Oh hell, I think the attacks on Cruz' wife's looks, his father, etc., likely helped Cruz more than they hurt him -- precisely because they were so nutty. Look, no matter who the GOP nominee is, they must be able to parry a media that is going to be 80% against them. They're going to have to rebut false accusations, and use personality, etc., to convince people that they are not the monster being portrayed.
It is part of the core job of being a good candidate. The media hated Reagan in 1980, and most of the establishment wasn't too fond of him either. He beat them both, badly. Does he get credit for that, or no?
The truth -- as unappealing as it might be -- is that Cruz' personality/demeanor tends to earn him more enemies than friends. While you can admire him for the enemies he makes, that doesn't address the core reality that being a successful politician requires that you have the ability to persuade voters. A noble defeat is still a defeat.
Trump is so corrupt in his character that I would be utterly ashamed to add my name to those seeking his political representation. God help us if that vindictive narcissist gains the power of the presidency. God help us if Hillary gets it, too. One does not nullify the other. Danger ahead. My trust is in God. I will not choose evil as a means of saving myself. If the nation perishes, it perishes. I must obey God, which means I cannot be party to the vile tactics of Trump.
Trump is a slimeball.
As for leaving the party -- the party left me. The leadership has plotted against all the conservatives in Congress. They targeted my primary candidate for scorn just because he had the guts to stand up in the Senate and do what conservatives wanted him to do and what he promised voters in his state he would do when they elected him. Yes, I blame the party.
Ted had a more than fair opportunity to persuade voters that he was right, that the leadership in the Senate was wrong about him, etc....and he failed. That's doesn't mean he was in the wrong, but it does mean that he lacked the ability to persuade people that he was right. He's the classic example of a great appellate lawyer who just isn't as good in front of a jury.
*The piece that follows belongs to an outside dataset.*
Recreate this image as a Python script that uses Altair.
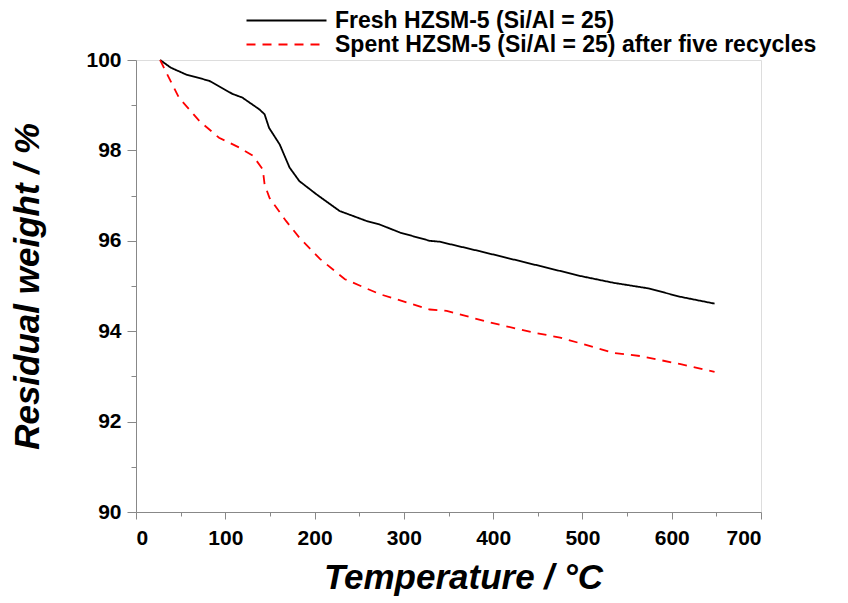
import altair as alt
import pandas as pd

fresh_label = "Fresh HZSM-5 (Si/Al = 25)"
spent_label = "Spent HZSM-5 (Si/Al = 25) after five recycles"

fresh_T = [27, 39, 56, 82, 108, 119, 138, 144, 149, 161, 172, 183, 202, 228, 258, 273, 296, 329, 340, 385, 453, 498, 535, 573, 610, 648]
fresh_W = [100, 99.83, 99.68, 99.54, 99.25, 99.17, 98.91, 98.80, 98.50, 98.13, 97.62, 97.32, 97.03, 96.66, 96.44, 96.36, 96.18, 96.0, 95.98, 95.77, 95.44, 95.22, 95.07, 94.95, 94.76, 94.61]

spent_T = [27, 33, 48, 71, 93, 116, 131, 142, 144, 149.5, 168, 183, 206, 234, 273, 329, 348, 397, 445, 475, 535, 565, 610, 648]
spent_W = [100, 99.76, 99.17, 98.65, 98.28, 98.06, 97.88, 97.58, 97.25, 96.95, 96.44, 96.07, 95.6, 95.15, 94.82, 94.48, 94.45, 94.19, 93.97, 93.86, 93.52, 93.45, 93.27, 93.10]

x_major = [0, 100, 200, 300, 400, 500, 600, 700]
x_minor = [50, 150, 250, 350, 450, 550, 650]
y_major = [90, 92, 94, 96, 98, 100]
y_minor = [91, 93, 95, 97, 99]

df = pd.concat([
    pd.DataFrame({"T": fresh_T, "W": fresh_W, "series": fresh_label, "order": range(len(fresh_T))}),
    pd.DataFrame({"T": spent_T, "W": spent_W, "series": spent_label, "order": range(len(spent_T))}),
])

FONT = "Liberation Sans"
xscale = alt.Scale(domain=[0, 700], nice=False, zero=False)
yscale = alt.Scale(domain=[90, 100], nice=False, zero=False)
domain_series = [fresh_label, spent_label]


def make_legend():
    return alt.Legend(title=None, orient="none", legendX=139, legendY=-51,
                      symbolType="M-4,0H4", symbolSize=400, symbolStrokeWidth=2,
                      symbolFillColor="transparent",
                      labelFontSize=23, labelFont=FONT, labelFontWeight="bold", labelColor="#000000",
                      labelOffset=37, rowPadding=0, labelLimit=0)


lines = alt.Chart(df).mark_line(strokeWidth=1.8, clip=False).encode(
    x=alt.X("T:Q", scale=xscale, axis=alt.Axis(
        values=x_major, orient="bottom", title="Temperature / °C", tickSize=7, labelPadding=8,
        labelFontSize=21, labelFontWeight="bold", titleFontSize=35, titleFontWeight="bold",
        titlePadding=12, titleFontStyle="italic", titleX=327, format="d", grid=False)),
    y=alt.Y("W:Q", scale=yscale, axis=alt.Axis(
        values=y_major, orient="left", title="Residual weight / %", tickSize=9, labelPadding=6,
        labelFontSize=21, labelFontWeight="bold", titleFontSize=35, titleFontWeight="bold",
        titlePadding=40, titleFontStyle="italic", format="d", grid=False)),
    color=alt.Color("series:N", scale=alt.Scale(domain=domain_series, range=["#000000", "#ff0000"]),
                    legend=make_legend()),
    strokeDash=alt.StrokeDash("series:N", scale=alt.Scale(domain=domain_series, range=[[1, 0], [9, 7]]),
                              legend=make_legend()),
    order="order:Q",
)

minor = alt.Chart(df).mark_line(opacity=0).encode(
    x=alt.X("T:Q", scale=xscale, axis=alt.Axis(values=x_minor, orient="bottom", title=None, labels=False,
                                               domain=False, tickSize=4, grid=False)),
    y=alt.Y("W:Q", scale=yscale, axis=alt.Axis(values=y_minor, orient="left", title=None, labels=False,
                                               domain=False, tickSize=5, grid=False)),
    detail="series:N",
)

chart = alt.layer(lines, minor).resolve_axis(x="independent", y="independent").properties(
    width=625, height=452,
    autosize=alt.AutoSizeParams(type="none"),
    padding={"left": 136, "top": 60, "right": 87, "bottom": 91},
).configure_view(stroke=None).configure_axis(
    labelFont=FONT, titleFont=FONT, labelFontWeight="bold", titleFontWeight="bold",
    labelColor="#000000", titleColor="#000000", domainColor="#000000", tickColor="#000000",
    domainWidth=2, tickWidth=2, grid=False,
).configure(background="white")

chart.save("out.html", embed_options={"renderer": "svg", "actions": False})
I supported Cruz at the beginning of the primary, then drifted away from him before finally supporting him in the end when Trump was the only real alternative. Rubio made a comment about him that kind of encapsulated the issue with Cruz -- it's not enough that he's right, but that he must rub in everyone else's face that they're
wrong. You simply
will not make friends/build alliances that way, and it isn't even a question of whether your are actually right or wrong, but the tone you use to communicate your opinions to others. Calling McConnell a liar on the floor of the Senate surely was a fun bit of catharsis for Cruz, a fired up that minority of Republicans who already agreed with him, but it did nothing but earn him more enemies among everyone else. He could have made the exact same point in less inflammatory language ("I feel misled by the Majority Leader"), that wouldn't have alienated so many other Republicans.
But that's not Ted -- at least, not yet. And that really bugs me because I like him on policy more than any other candidate. But being right isn't going to do him any good if he can't figure out how to persuade undecided, and adopts a tone that ticks off too many people he'll need as allies in order to win. As of right now, though, he seems to have doubled down on "I'm right and everyone else is wrong", and is going to run with that through 2020.